> **EXERCISE**
Which lines in the material below contain the word "this"? Copy each of them.

[Charts and diagrams as code]
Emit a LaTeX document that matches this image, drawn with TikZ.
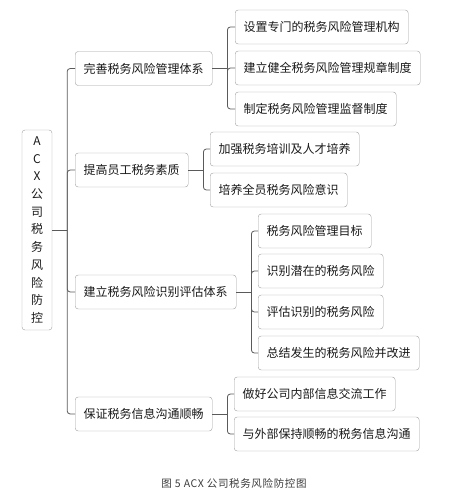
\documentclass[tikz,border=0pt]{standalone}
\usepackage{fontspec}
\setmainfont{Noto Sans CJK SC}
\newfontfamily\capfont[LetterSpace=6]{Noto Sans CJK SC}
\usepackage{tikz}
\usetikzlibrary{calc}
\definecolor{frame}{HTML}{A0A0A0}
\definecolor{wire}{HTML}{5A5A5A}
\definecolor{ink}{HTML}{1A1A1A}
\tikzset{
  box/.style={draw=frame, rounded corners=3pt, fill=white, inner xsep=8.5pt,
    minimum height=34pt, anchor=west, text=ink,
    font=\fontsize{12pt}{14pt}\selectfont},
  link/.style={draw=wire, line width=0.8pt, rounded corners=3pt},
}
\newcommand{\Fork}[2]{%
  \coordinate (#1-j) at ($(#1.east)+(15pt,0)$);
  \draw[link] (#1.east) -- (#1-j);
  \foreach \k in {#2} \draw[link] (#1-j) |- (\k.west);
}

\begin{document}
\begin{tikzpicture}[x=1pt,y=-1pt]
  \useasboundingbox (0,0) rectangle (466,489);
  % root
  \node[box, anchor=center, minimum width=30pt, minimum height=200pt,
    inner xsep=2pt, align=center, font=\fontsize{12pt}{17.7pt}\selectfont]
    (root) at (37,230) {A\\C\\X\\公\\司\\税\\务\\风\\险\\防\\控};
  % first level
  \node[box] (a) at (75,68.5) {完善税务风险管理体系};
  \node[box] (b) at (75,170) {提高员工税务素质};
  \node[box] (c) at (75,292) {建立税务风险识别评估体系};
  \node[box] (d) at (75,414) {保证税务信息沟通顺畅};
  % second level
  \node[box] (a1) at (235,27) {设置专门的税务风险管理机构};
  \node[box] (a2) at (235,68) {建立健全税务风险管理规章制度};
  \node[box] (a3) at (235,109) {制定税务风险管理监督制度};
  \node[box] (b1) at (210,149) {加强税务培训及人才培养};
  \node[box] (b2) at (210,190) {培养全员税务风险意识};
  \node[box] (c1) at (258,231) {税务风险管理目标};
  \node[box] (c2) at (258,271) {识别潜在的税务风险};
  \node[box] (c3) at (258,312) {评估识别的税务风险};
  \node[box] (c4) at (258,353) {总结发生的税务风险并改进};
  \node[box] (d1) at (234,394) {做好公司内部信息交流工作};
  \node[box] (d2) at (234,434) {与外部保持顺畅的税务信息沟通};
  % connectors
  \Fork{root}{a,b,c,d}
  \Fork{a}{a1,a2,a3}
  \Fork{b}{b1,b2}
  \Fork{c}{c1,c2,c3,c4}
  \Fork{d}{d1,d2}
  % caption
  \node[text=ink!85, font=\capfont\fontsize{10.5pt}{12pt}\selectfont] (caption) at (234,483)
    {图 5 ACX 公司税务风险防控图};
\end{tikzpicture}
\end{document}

---

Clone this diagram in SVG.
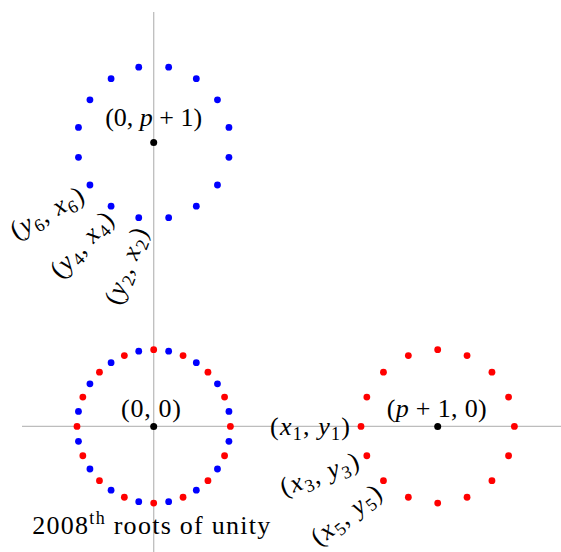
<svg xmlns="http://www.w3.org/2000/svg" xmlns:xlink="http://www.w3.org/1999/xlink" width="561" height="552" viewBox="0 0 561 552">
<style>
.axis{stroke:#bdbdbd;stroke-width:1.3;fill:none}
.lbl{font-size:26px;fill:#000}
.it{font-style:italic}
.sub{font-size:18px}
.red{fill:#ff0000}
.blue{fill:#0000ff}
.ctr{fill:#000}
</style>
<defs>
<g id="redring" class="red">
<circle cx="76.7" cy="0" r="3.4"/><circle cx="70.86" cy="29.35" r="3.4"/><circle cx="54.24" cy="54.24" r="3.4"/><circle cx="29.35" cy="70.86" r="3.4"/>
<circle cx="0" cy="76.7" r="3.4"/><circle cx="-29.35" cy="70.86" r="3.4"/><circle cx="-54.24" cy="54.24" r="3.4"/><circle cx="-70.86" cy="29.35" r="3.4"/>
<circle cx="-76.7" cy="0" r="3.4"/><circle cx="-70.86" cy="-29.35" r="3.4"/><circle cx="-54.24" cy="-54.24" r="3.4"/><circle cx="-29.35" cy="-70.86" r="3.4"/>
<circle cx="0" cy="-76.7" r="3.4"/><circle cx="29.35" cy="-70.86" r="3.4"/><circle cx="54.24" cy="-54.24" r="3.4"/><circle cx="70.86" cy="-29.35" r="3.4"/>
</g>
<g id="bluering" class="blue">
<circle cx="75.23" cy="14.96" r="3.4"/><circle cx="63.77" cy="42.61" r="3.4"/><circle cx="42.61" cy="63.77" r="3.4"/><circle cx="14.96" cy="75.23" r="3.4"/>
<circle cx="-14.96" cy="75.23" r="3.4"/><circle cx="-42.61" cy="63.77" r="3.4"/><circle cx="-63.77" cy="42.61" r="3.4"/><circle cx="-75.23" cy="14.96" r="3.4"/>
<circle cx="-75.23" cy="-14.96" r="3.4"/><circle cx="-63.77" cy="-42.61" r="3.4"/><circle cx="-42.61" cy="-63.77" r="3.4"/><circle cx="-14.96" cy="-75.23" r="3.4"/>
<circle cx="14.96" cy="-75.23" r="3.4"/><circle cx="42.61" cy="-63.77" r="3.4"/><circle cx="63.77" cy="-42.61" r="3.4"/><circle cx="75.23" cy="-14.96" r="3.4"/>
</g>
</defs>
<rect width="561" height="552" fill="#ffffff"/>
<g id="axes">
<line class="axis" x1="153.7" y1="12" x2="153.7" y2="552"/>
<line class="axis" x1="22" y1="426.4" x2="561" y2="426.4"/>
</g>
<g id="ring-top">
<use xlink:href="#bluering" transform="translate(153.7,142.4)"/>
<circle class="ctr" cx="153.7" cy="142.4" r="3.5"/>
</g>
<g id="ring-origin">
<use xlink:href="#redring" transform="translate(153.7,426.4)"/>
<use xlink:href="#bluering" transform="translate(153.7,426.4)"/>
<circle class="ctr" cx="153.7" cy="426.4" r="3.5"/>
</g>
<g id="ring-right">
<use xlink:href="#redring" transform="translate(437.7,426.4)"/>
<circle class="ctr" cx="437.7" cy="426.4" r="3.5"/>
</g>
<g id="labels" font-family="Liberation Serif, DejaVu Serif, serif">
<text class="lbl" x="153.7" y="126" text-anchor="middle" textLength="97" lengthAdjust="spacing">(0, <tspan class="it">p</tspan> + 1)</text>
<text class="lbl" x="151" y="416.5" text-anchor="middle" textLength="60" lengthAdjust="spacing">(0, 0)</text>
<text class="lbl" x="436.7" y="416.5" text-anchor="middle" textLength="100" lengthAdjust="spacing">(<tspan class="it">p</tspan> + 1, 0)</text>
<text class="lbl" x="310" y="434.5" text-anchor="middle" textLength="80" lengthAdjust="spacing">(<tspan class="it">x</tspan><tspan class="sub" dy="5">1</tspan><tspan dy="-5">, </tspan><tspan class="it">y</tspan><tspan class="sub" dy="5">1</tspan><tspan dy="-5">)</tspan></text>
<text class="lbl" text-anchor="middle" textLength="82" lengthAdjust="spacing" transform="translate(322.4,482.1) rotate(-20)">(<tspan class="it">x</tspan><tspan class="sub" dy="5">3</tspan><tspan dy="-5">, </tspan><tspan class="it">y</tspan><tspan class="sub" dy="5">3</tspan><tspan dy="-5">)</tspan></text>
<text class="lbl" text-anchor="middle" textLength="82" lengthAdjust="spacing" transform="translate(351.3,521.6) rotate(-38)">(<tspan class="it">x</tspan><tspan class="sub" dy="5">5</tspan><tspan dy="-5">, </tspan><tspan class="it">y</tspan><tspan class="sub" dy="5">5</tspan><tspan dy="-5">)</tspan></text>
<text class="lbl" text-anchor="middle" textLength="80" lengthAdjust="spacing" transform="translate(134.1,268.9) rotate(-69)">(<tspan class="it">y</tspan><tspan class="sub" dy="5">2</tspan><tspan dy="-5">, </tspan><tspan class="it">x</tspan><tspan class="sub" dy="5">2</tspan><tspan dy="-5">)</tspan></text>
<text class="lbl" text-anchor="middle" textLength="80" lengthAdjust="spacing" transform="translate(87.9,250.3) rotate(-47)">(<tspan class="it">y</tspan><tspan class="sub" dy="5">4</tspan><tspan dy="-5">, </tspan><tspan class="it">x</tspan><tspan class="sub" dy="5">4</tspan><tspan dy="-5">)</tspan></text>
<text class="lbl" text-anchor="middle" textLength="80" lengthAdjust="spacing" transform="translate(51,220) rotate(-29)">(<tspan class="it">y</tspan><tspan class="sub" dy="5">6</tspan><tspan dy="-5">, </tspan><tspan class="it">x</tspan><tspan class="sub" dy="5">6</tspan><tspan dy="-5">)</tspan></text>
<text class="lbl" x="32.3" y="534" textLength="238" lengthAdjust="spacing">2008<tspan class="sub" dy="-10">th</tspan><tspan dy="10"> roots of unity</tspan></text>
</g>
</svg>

> **EXERCISE SOLUTION**
Emit a LaTeX document that matches this image, drawn with TikZ.
Clone this diagram in SVG.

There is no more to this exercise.